Coulter, for example, who’s turned aggression, fabulous hair and great legs into a lucrative career in the GOP punditry, howls that the leak, the coverage, and the firestorm is evidence of a “lynching.” Coulter was too young and crazy only to her friends and family when the Clarence Thomas “high-tech lynching” over his sexual harrassment of Anita Hill was playing out, but she’s on board now, by golly, stirred to action by her firm commitment to racial justice and, not incidentally, her hatred of Democrats. And Limbaugh calls this a “liberal drive-by” attack on “a Black conservative,” evincing the same heartwarming care to engage in racial healing that he did a decade or so ago when he doubted that a Black football quarterback like Donovan McNabb would be smart enough to call the plays.

Coulter’s and Limbaugh’s feigned concern about racial equality is transparently hypocritical, vicious, and ill-conceived.
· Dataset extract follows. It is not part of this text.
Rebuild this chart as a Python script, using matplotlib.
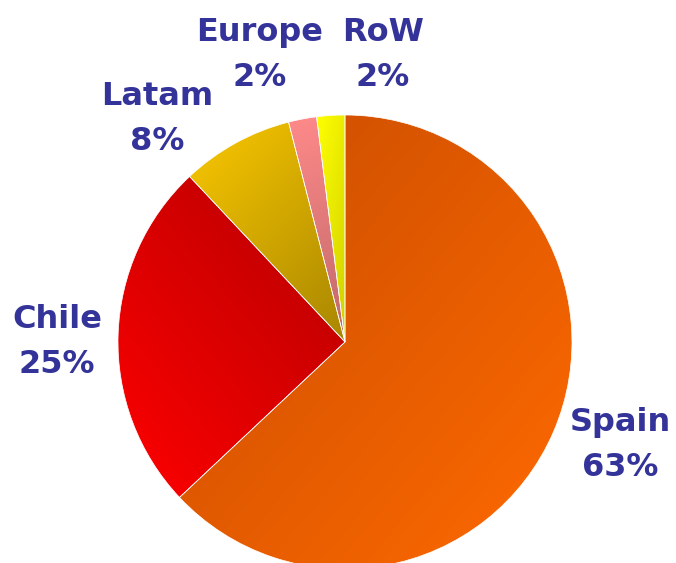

By insisting that any rough media treatment of a Black candidate is a priori racist, they confirm the very racism within that Cain insists has never been used against him. I don’t know if Cain committed any acts of sexual harrassment; Southern and Midwest conservative have long clung to the fear of the sexually rapacious Black man nurtured by conservatives and bigots for centuries, and it’s possible that he’s been falsely accused. If so, that’s wrong. A settlement would seem to argue against that idea, but I’ll give Cain the benefit of the doubt until more comes forward — regarding sexual misconduct, that is.

As far as his integrity in responding to honest questions about his past, he appears to have none, and no game of Race Cards on the part of his supporters can change that.